La familia de mi padre no «se remonta» a las cruzadas, ni a Luis XV, ni siquiera a Napoleón. O mejor dicho sí, por evidentes razones lógicas y biológicas. Pero antecedentes en la historia de Francia, como decía Rimbaud, no tenemos (tampoco los tenía Rimbaud). El libro Le monde retrouvé de Louis-François Pinagot [El mundo recobrado de Louis-François Pinagot], en que el historiador Alain Corbin parte tras las «huellas de un desconocido», empieza así: «Louis-François Pinagot existió. El registro civil da fe de ello». Como a Louis-François Pinagot, a los antepasados de mi padre sólo los conocemos a través de fechas y nombres en fichas del registro civil, al ser éste la única prueba de que existieron.

La abuela paterna de mi padre, Clémence Janet, es uno de esos seres sin destino. Su partida de nacimiento y su libro de familia nos cuentan que nació en Tournus, de un padre cantero y una madre costurera. Tenía diecisiete años cuando se casó, en Lyon, en 1897. Era «empleada de la seda», así que trabajaba en un taller de seda, pero no soy capaz de entender qué quería decir eso exactamente en 1897. Estaba embarazada cuando se casó, ya que seis meses después trajo al mundo a un pequeño Antoine que sólo vivió dos semanas. De todos los niños muertos de los que se hablará en este libro, Antoine Audin es el que dejó menos huellas; no he podido resistirme a calcular que habría cumplido dieciocho años en 1915, justo a tiempo para participar en el «espantoso holocausto». La propia Clémence murió en el hospital en enero de 1901. Su hijo Louis, mi abuelo, no tenía siquiera un año. Ella tenía veintiuno.

De todas las mujeres de la familia de las que he encontrado referencias en los documentos del registro civil, ella es la única no considerada «sin profesión».

Tras la muerte de Clémence, su marido, mi bisabuelo, que se llamaba Maurice Audin, volvió a casarse.
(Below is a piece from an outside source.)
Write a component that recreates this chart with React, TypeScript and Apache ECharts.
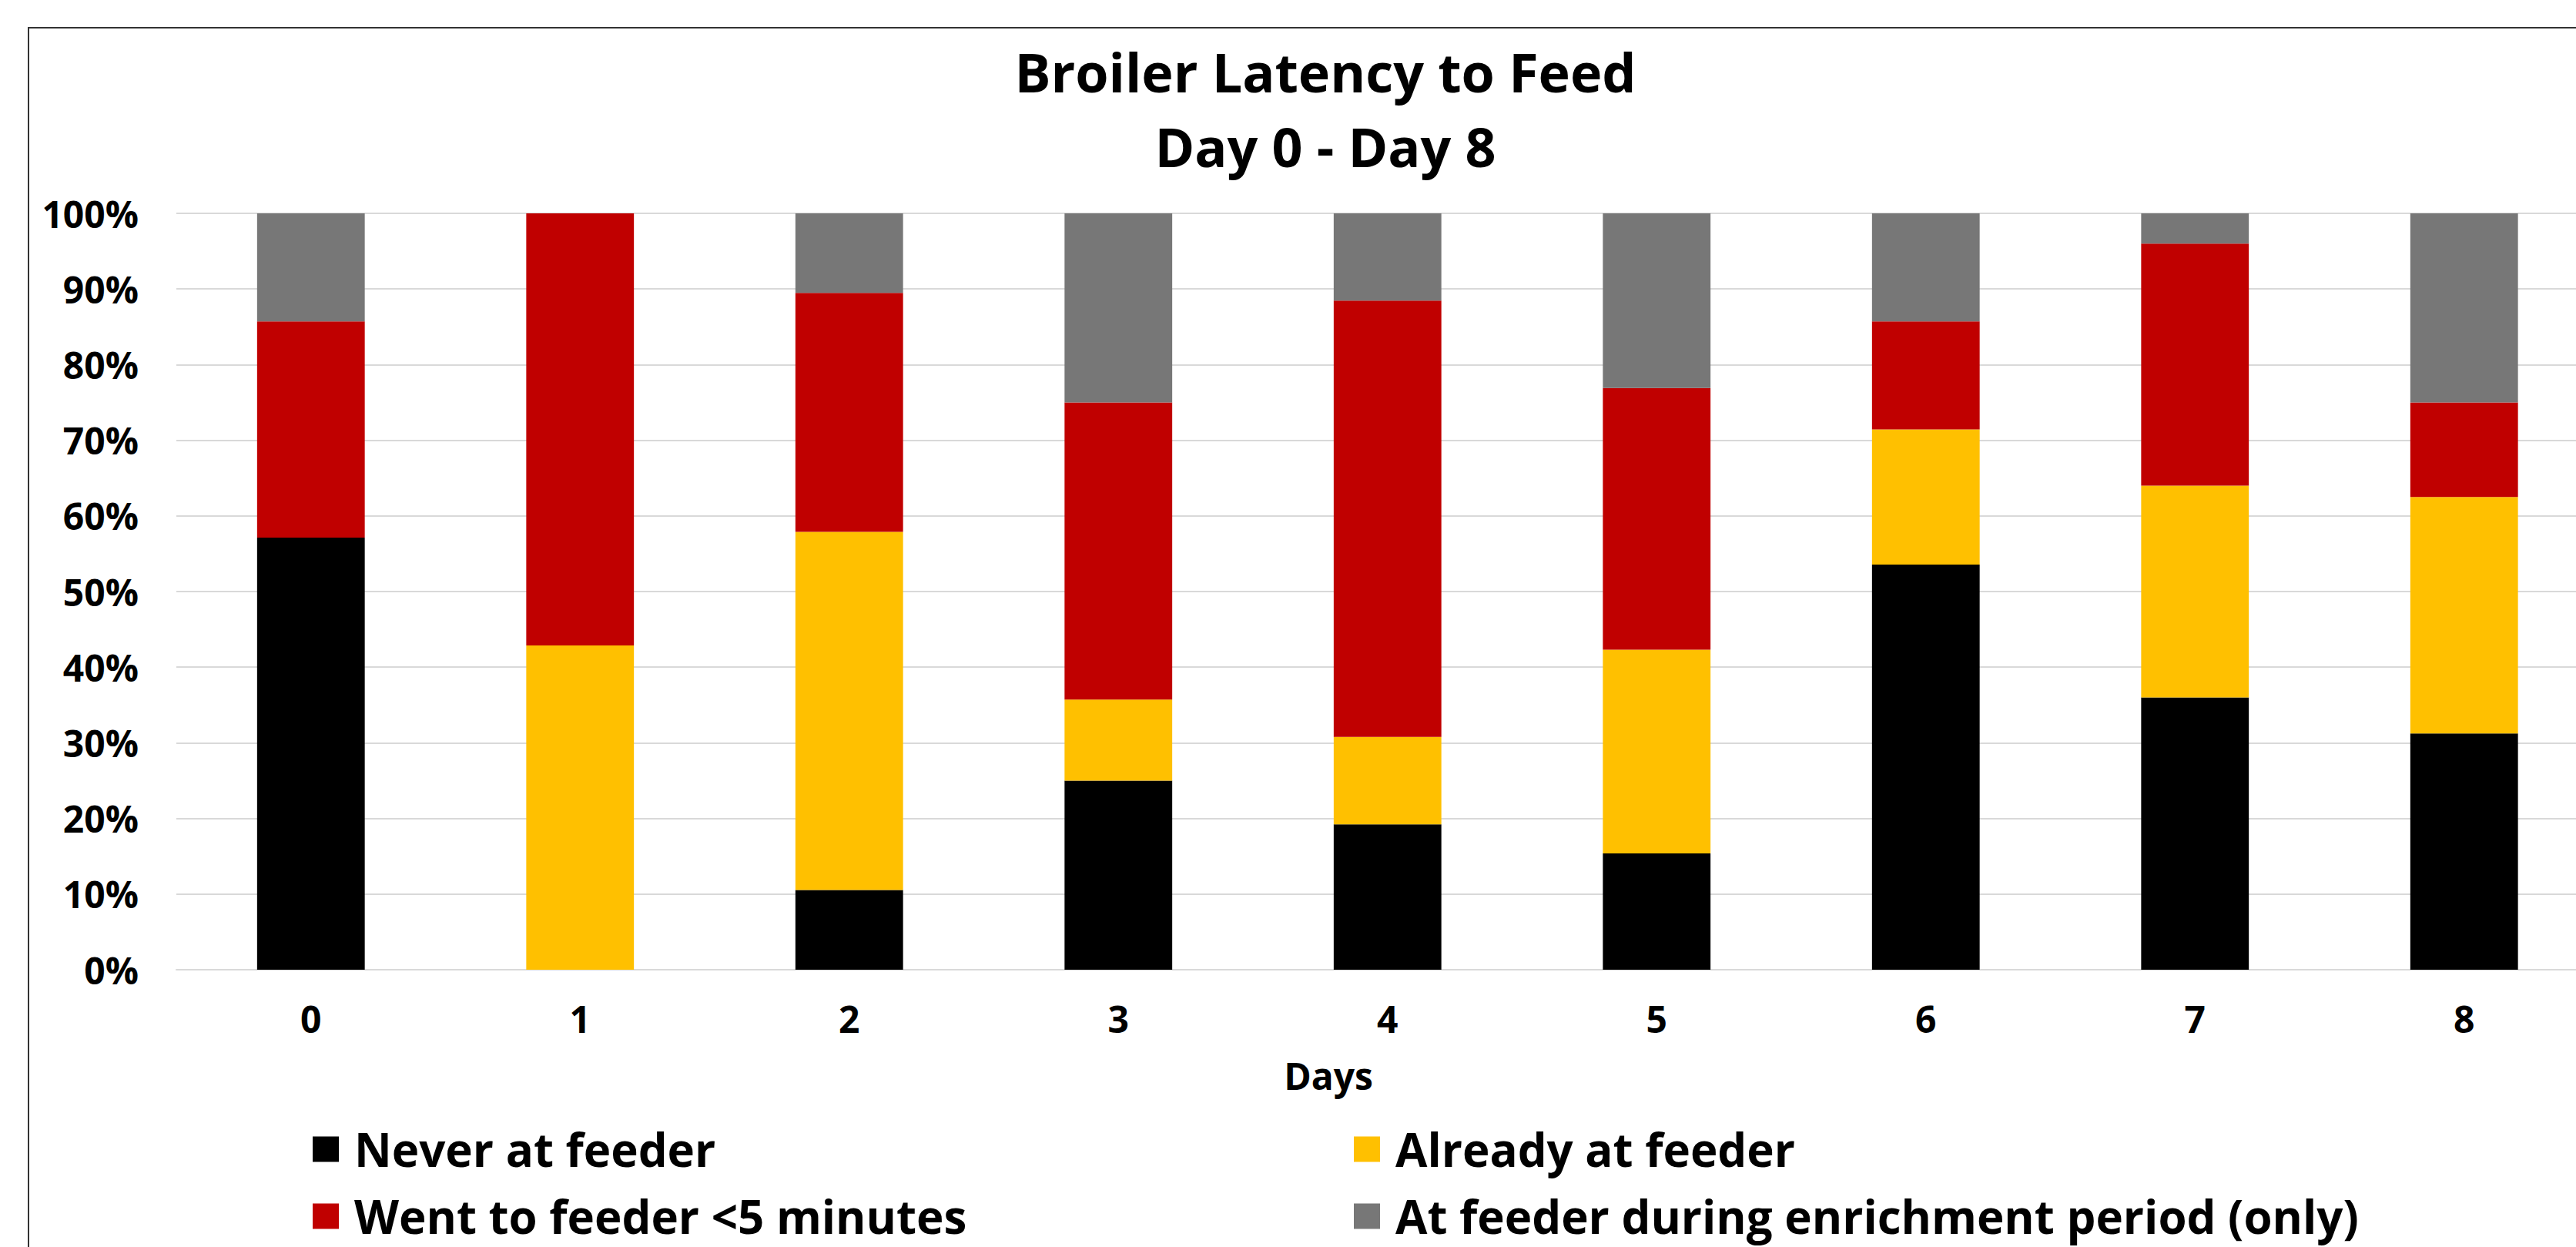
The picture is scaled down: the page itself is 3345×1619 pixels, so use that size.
import React, { useEffect, useRef } from "react";
import * as echarts from "echarts";

const days = ["0", "1", "2", "3", "4", "5", "6", "7", "8"];
const neverAtFeeder = [57.14, 0, 10.53, 25.0, 19.23, 15.38, 53.57, 36.0, 31.25];
const alreadyAtFeeder = [0, 42.86, 47.37, 10.71, 11.54, 26.92, 17.86, 28.0, 31.25];
const wentUnder5 = [28.57, 57.14, 31.58, 39.29, 57.69, 34.62, 14.29, 32.0, 12.5];
const enrichmentOnly = [14.29, 0, 10.53, 25.0, 11.54, 23.08, 14.29, 4.0, 25.0];

const seriesNames = [
  "Never at feeder",
  "Already at feeder",
  "Went to feeder <5 minutes",
  "At feeder during enrichment period (only)",
];
const seriesColors = ["#000000", "#FFC000", "#C00000", "#777777"];
const titleLines = ["Broiler Latency to Feed", "Day 0 - Day 8"];
const xAxisTitle = "Days";

const FONT = "'Open Sans', 'DejaVu Sans', sans-serif";

export default function App() {
  const ref = useRef<HTMLDivElement>(null);

  useEffect(() => {
    if (!ref.current) return;
    const chart = echarts.init(ref.current, null, { renderer: "svg" });
    const dataSets = [neverAtFeeder, alreadyAtFeeder, wentUnder5, enrichmentOnly];
    const W = 3420;

    const legendText = {
      fontSize: 60,
      lineHeight: 60,
      fontWeight: "bold",
      fontFamily: FONT,
      color: "#000",
      padding: [0, 0, 0, 15],
    };

    const titleText = (text: string, y: number) => ({
      type: "text",
      x: 1721,
      y,
      style: {
        text,
        align: "center",
        verticalAlign: "middle",
        fontSize: 70,
        fontWeight: "bold",
        fontFamily: FONT,
        fill: "#000",
      },
    });

    chart.setOption({
      animation: false,
      backgroundColor: "#ffffff",
      textStyle: { fontFamily: FONT, fontWeight: "bold", color: "#000" },
      grid: {
        left: 229,
        top: 277,
        right: W - 3374.5,
        bottom: 1700 - 1259,
        containLabel: false,
      },
      xAxis: {
        type: "category",
        data: days,
        axisLine: { show: true, lineStyle: { color: "#D9D9D9", width: 2 } },
        axisTick: { show: false },
        axisLabel: {
          margin: 39,
          fontSize: 48,
          lineHeight: 48,
          fontWeight: "bold",
          fontFamily: FONT,
          color: "#000",
        },
      },
      yAxis: {
        type: "value",
        min: 0,
        max: 100,
        interval: 10,
        axisLine: { show: false },
        axisTick: { show: false },
        splitLine: { lineStyle: { color: "#D9D9D9", width: 2 } },
        axisLabel: {
          formatter: "{value}%",
          margin: 49,
          fontSize: 48,
          fontWeight: "bold",
          fontFamily: FONT,
          color: "#000",
        },
      },
      legend: [
        {
          data: [seriesNames[0], seriesNames[2]],
          orient: "vertical",
          left: 406,
          top: 1462,
          padding: 0,
          itemWidth: 34,
          itemHeight: 33,
          itemGap: 27,
          icon: "rect",
          textStyle: legendText,
        },
        {
          data: [seriesNames[1], seriesNames[3]],
          orient: "vertical",
          left: 1758,
          top: 1462,
          padding: 0,
          itemWidth: 34,
          itemHeight: 33,
          itemGap: 27,
          icon: "rect",
          textStyle: legendText,
        },
      ],
      graphic: [
        {
          type: "rect",
          shape: { x: 37, y: 36, width: 3500, height: 1800 },
          style: { fill: "none", stroke: "#333333", lineWidth: 2 },
          silent: true,
          z: -1,
        },
        titleText(titleLines[0], 93),
        titleText(titleLines[1], 190),
        {
          type: "text",
          x: 1725,
          y: 1396,
          style: {
            text: xAxisTitle,
            align: "center",
            verticalAlign: "middle",
            fontSize: 48,
            fontWeight: "bold",
            fontFamily: FONT,
            fill: "#000",
          },
        },
      ],
      series: seriesNames.map((name, i) => ({
        name,
        type: "bar",
        stack: "total",
        barWidth: "40%",
        data: dataSets[i],
        itemStyle: { color: seriesColors[i] },
        emphasis: { disabled: true },
      })),
    });

    return () => chart.dispose();
  }, []);

  return (
    <div
      style={{
        position: "fixed",
        left: 0,
        top: 0,
        width: "100vw",
        height: "100vh",
        overflow: "hidden",
        background: "#fff",
      }}
    >
      <div ref={ref} style={{ width: 3420, height: 1700 }} />
    </div>
  );
}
Cuántas veces habré oído a mi abuela decir que aquel nuevo matrimonio se había producido «mucho después» y que Maurice se había casado con una mujer «apenas mayor que su hijo...», cuando en realidad resulta que su matrimonio con Louise, una lavandera a la que llamaban «la Louise», tuvo lugar cuatro años después de la muerte de Clémence. En 1905, mi abuelo sólo tenía cinco años. A veces los recuerdos familiares están sesgados.

La partida de nacimiento de este primer Maurice Audin, mi bisabuelo, no contiene la fecha de su muerte. Murió en 1917 de una tuberculosis que contrajo en el ejército, de manera que fue una de las víctimas de la carnicería que resultó ser la Primera Guerra Mundial. Pero él no es uno de los «muertos por Francia», así que no figura en el sitio de internet «Memoria de los Hombres» del Ministerio de Defensa. Sin embargo, allí sí aparecen soldados muertos de tuberculosis o de gripe española. Sus familias estaban mejor informadas. Ni siquiera el registro civil es igualitario: nadie pidió la mención «muerto por Francia» para Maurice Audin, obrero lionés.